The first 13 pages were decrypted before news of the attack became known and were delivered to the president and other top military officials. Some who saw the document thought it was simply Japan cutting off diplomatic ties. Roosevelt, on the other hand, saw it as meaning the start of war. 

On the morning of December 7, Army Chief of Staff General George Marshall sent a warning to all US forces in the Pacific, but by the time the message reached Pearl Harbor, it was too late.

In all the years since Pearl Harbor, there hasn’t been any documentation indicating that Japan’s military code, known as JN-25, was broken before the attack, and no one has come forward to say that it had been broken.

The final theory is that Americans were aware of the fleet heading toward Hawaii because of intercepted radio signals. 

However, there was no radio traffic because the entire fleet and all planes were under radio silence. In fact, there were no radio operators on the ships because because they were all left back in Japan to send fake transmissions.

In fact, radios were disabled on most of the ships just to prevent any radio transmissions that could be intercepted.

Once the war was over, there was a lot we learned from Japanese files during the war. One of the things that was learned was that the operational security around the Pearl Harbor attack was so great that even the Germans and Italians, Japan’s supposed allies, had no idea the attack was going to take place. 

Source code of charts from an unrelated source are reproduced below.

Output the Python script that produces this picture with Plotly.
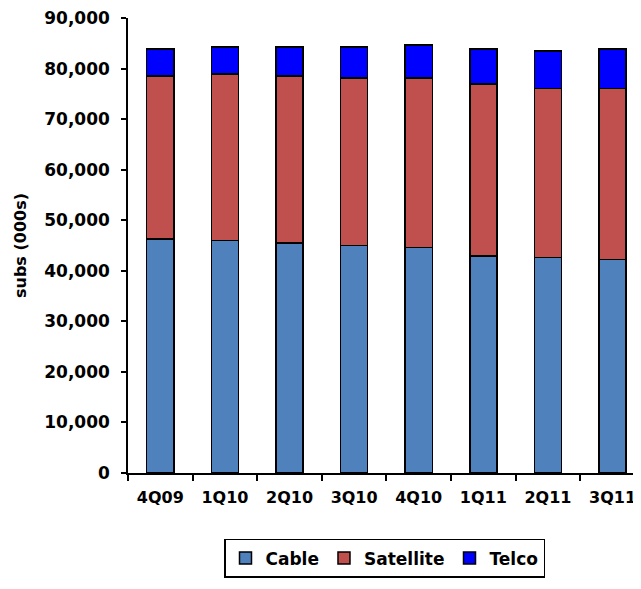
import plotly.graph_objects as go

quarters = ["4Q09", "1Q10", "2Q10", "3Q10", "4Q10", "1Q11", "2Q11", "3Q11"]
cable = [46300, 46000, 45500, 45000, 44600, 42900, 42600, 42200]
satellite = [32200, 32900, 33000, 33100, 33500, 34000, 33500, 33900]
telco = [5400, 5400, 5800, 6200, 6600, 7000, 7400, 7800]

FONT = "DejaVu Sans"
fig = go.Figure()
for name, vals, col in [("Cable", cable, "#4F81BD"),
                        ("Satellite", satellite, "#C0504D"),
                        ("Telco", telco, "#0000FF")]:
    fig.add_trace(go.Bar(x=quarters, y=vals, name=name, width=0.42,
                         marker=dict(color=col, line=dict(color="black", width=1.5))))

fig.update_layout(
    width=633, height=581,
    barmode="stack",
    plot_bgcolor="white", paper_bgcolor="white",
    margin=dict(l=120, r=0, t=10, b=116, autoexpand=False),
    font=dict(family=FONT, size=16, color="black", weight="bold"),
    showlegend=True,
    legend=dict(orientation="h", x=0.5, xanchor="center",
                y=-0.145, yanchor="top",
                bordercolor="black", borderwidth=1.5, font=dict(size=17, weight="bold"),
                traceorder="normal", itemwidth=30),
    xaxis=dict(type="category", range=[-0.5, 7.44], showline=True, linecolor="black",
               linewidth=2, ticks="outside", tickson="boundaries", ticklen=6,
               tickcolor="black", tickwidth=1.5, showgrid=False, ticklabelstandoff=9,
               tickfont=dict(size=16, weight="bold"), automargin=False),
    yaxis=dict(range=[0, 90000], tickvals=list(range(0, 90001, 10000)),
               tickformat=",d", showline=True, linecolor="black", linewidth=1.5,
               ticks="outside", ticklen=5, tickcolor="black", tickwidth=1.5,
               showgrid=False, zeroline=False, ticklabelstandoff=8,
               ticklabeloverflow="allow",
               tickfont=dict(size=17, weight="bold"), automargin=False,
               title=dict(text="subs (000s)", standoff=14, font=dict(size=16, weight="bold"))),
)
fig.write_html("out.html")
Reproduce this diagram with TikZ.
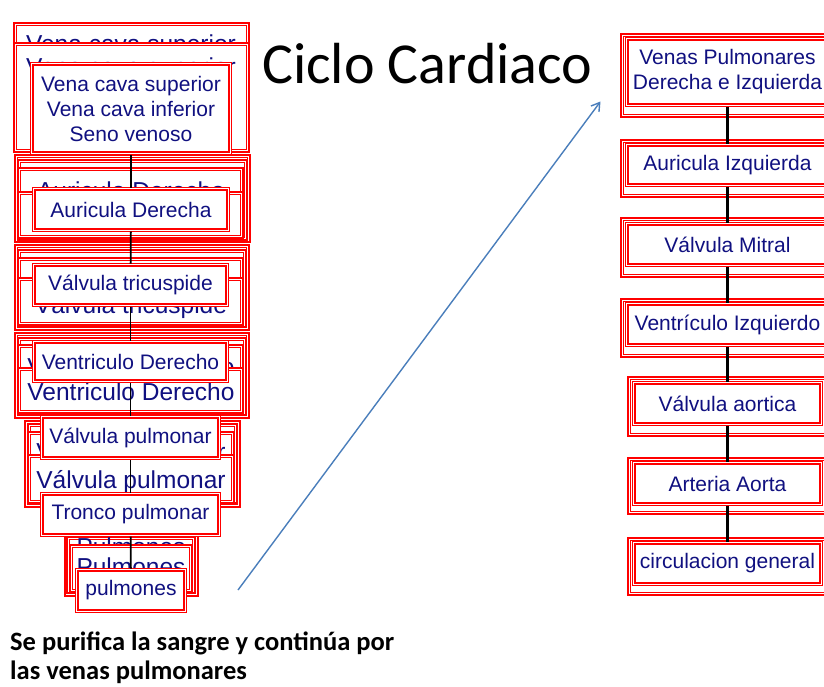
\documentclass[tikz,border=0pt]{standalone}
\usepackage{fontspec}
\setmainfont{Liberation Sans}
\newfontfamily\calibri{Carlito}
\usetikzlibrary{arrows.meta,fit}
\definecolor{boxred}{RGB}{255,0,0}
\definecolor{navytext}{RGB}{16,16,128}
\definecolor{arrowblue}{RGB}{74,126,187}
\newcommand\ghostrect[5]{%
  \node[ghostbox, fit={(#2,#3) (#4,#5)}] (#1) {};
  \node[ghostin, fit=(#1)] (#1-in) {};}
\newcommand\mainnode[5]{%
  \node[mainbox, minimum width=#3, minimum height=#4] (#1) at #2 {#5};
  \node[innerframe, fit=(#1)] (#1-in) {};}
\begin{document}
\begin{tikzpicture}[x=1pt,y=-1pt,
  ghostbox/.style={rectangle, draw=boxred, line width=1.2pt, fill=white, inner sep=0pt, outer sep=0pt},
  ghostin/.style={rectangle, draw=boxred, line width=1.2pt, inner sep=-2.5pt, outer sep=0pt},
  mainbox/.style={rectangle, draw=boxred, line width=1.2pt, fill=white, outer sep=0pt,
    text=navytext, font=\fontsize{21}{25}\selectfont, align=center, inner sep=0pt},
  innerframe/.style={rectangle, draw=boxred, line width=2pt, inner sep=-2.8pt, outer sep=0pt},
  ghosttext/.style={text=navytext, font=\fontsize{24.5}{29}\selectfont, anchor=base, inner sep=0pt},
  linkL/.style={draw=black, line width=1.8pt},
  linkR/.style={draw=black, line width=2.4pt},
]
\useasboundingbox (0,0) rectangle (824,686);

% ---------- left column ghosts ----------
% group 1
\ghostrect{a1}{14}{23}{249}{152}
\node[ghosttext] (g1a) at (131,52.5) {Vena cava superior};
\ghostrect{a2}{14}{43}{249}{152}
\node[ghosttext] (g1b) at (131,75.5) {Vena cava superior};
% group 2
\ghostrect{b1}{15}{155}{250}{242}
\ghostrect{b2}{18}{160}{247}{240}
\ghostrect{b3}{18}{168}{243}{238}
\node[ghosttext] (g2a) at (131,199.5) {Auricula Derecha};
\ghostrect{b4}{18}{192}{243}{238}
% group 3
\ghostrect{c1}{15}{245}{249}{330}
\ghostrect{c2}{18}{250}{246}{327}
\ghostrect{c3}{18}{258}{243}{325}
\ghostrect{c4}{18}{278}{243}{325}
\node[ghosttext] (g3a) at (131,313) {Válvula tricuspide};
% group 4
\ghostrect{d1}{15}{333}{249}{418}
\ghostrect{d2}{18}{338}{246}{415}
\ghostrect{d3}{18}{345}{243}{413}
\node[ghosttext] (g4a) at (131,375.5) {Ventriculo Derecho};
\ghostrect{d4}{18}{368}{243}{413}
\node[ghosttext] (g4b) at (131,400) {Ventriculo Derecho};
% group 5
\ghostrect{e1}{25}{421}{240}{507}
\ghostrect{e2}{28}{424}{237}{503}
\ghostrect{e3}{28}{432}{234}{503}
\node[ghosttext] (g5a) at (131,460.5) {Válvula pulmonar};
\ghostrect{e4}{28}{455}{234}{503}
\node[ghosttext] (g5b) at (131,488) {Válvula pulmonar};
% group 7
\ghostrect{f1}{65}{532}{198}{596}
\ghostrect{f2}{67}{537}{195}{593}
\node[ghosttext] (g7a) at (131,555) {Pulmones};
\ghostrect{f3}{70}{545}{192}{592}
\node[ghosttext] (g7b) at (131,575) {Pulmones};

% ---------- right column ghosts ----------
\ghostrect{h1}{621}{34}{840}{117}
\ghostrect{h2}{621}{140}{840}{197}
\ghostrect{h3}{621}{218}{840}{277}
\ghostrect{h4}{621}{299}{840}{357}
\ghostrect{h5}{628}{377}{840}{436}
\ghostrect{h6}{628}{458}{840}{514}
\ghostrect{h7}{628}{538}{840}{595}

% ---------- main boxes left ----------
\mainnode{l1}{(131,108.5)}{201pt}{92pt}{Vena cava superior\\Vena cava inferior\\Seno venoso}
\mainnode{l2}{(131,209.5)}{197pt}{44pt}{Auricula Derecha}
\mainnode{l3}{(130.5,285)}{196pt}{43pt}{Válvula tricuspide}
\mainnode{l4}{(130.5,361.5)}{196pt}{42pt}{Ventriculo Derecho}
\mainnode{l5}{(130.5,437.5)}{180pt}{44pt}{Válvula pulmonar}
\mainnode{l6}{(130.5,514.5)}{180pt}{44pt}{Tronco pulmonar}
\mainnode{l7}{(131,590.5)}{111pt}{44pt}{pulmones}

% ---------- main boxes right ----------
\mainnode{r1}{(727.5,72)}{204pt}{69pt}{Venas Pulmonares\\Derecha e Izquierda}
\mainnode{r2}{(727.5,165)}{204pt}{43pt}{Auricula Izquierda}
\mainnode{r3}{(727.5,244.5)}{204pt}{44pt}{Válvula Mitral}
\mainnode{r4}{(727.5,324.5)}{204pt}{44pt}{Ventrículo Izquierdo}
\mainnode{r5}{(727.5,403.5)}{190pt}{44pt}{Válvula aortica}
\mainnode{r6}{(727.5,483.5)}{190pt}{44pt}{Arteria Aorta}
\mainnode{r7}{(727.5,563.5)}{190pt}{44pt}{circulacion general}

% ---------- connectors ----------
\draw[linkL] (l1) -- (l2);
\draw[linkL] (l2) -- (l3);
\draw[linkL] (l3) -- (l4);
\draw[linkL] (l4) -- (l5);
\draw[linkL] (l5) -- (l6);
\draw[linkL] (l6) -- (l7);
\draw[linkR] (r1) -- (r2);
\draw[linkR] (r2) -- (r3);
\draw[linkR] (r3) -- (r4);
\draw[linkR] (r4) -- (r5);
\draw[linkR] (r5) -- (r6);
\draw[linkR] (r6) -- (r7);

\coordinate (arrS) at (238,590);
\coordinate (arrE) at (600.5,101.5);
\draw[arrowblue, line width=1.4pt, -{Straight Barb[length=8pt,width=10pt]}] (arrS) -- (arrE);

% ---------- texts ----------
\node[anchor=base west, inner sep=0pt, font=\calibri\fontsize{58}{60}\selectfont] (title) at (262,83) {Ciclo Cardiaco};
\node[anchor=base west, inner sep=0pt, font=\calibri\bfseries\fontsize{26.5}{28}\selectfont] (note1) at (10,650) {Se purifica la sangre y continúa por};
\node[anchor=base west, inner sep=0pt, font=\calibri\bfseries\fontsize{26.5}{28}\selectfont] (note2) at (10,679) {las venas pulmonares};
\end{tikzpicture}
\end{document}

There is a lot more research that has been done on this topic than what I can cover in an episode of this podcast. However, there is an almost universal consensus among historians that no one in the US government or intelligence service was aware of the plans for the Pearl Harbor attack.

That being said, it is easy to understand why some people think that the US did have knowledge of the attack.

There was widespread belief in the government and in the public that a war with Japan was inevitable.  There were some in the intelligence services and in the military who felt that war with Japan was desirable.

The attack on the United States may have been a result of the American embargo of Japan.

In the weeks and days leading up to the attack, there were indications that something was imminent.

However, nothing has appeared in over 80 years that would indicate that there was advance knowledge of exactly what would happen and when it would.

The argument that the US knew and, in fact, did nothing to prevent the attack was first put forward in 1944 by John T. Flynn, the co-founder of the American First Committee. The isolationist group that was against the war before Pearl Harbor. 

The Pearl Harbor attack was a disaster and an embarrassment for the United States government. In the days immediately after the attack, and for several years after, there were nine different investigations that took place into the Pearl Harbor attack and how it was allowed to happen. 

In 1995, a tenth investigation took place: a Congressional investigation.

The various investigations found incompetence, problems with code-breaking, failures in communications between various branches, and severe underestimations of Japan’s capabilities. What they didn’t find, and what no one has come forward with since the attack happened, was evidence that anyone knew it was going to happen before it did.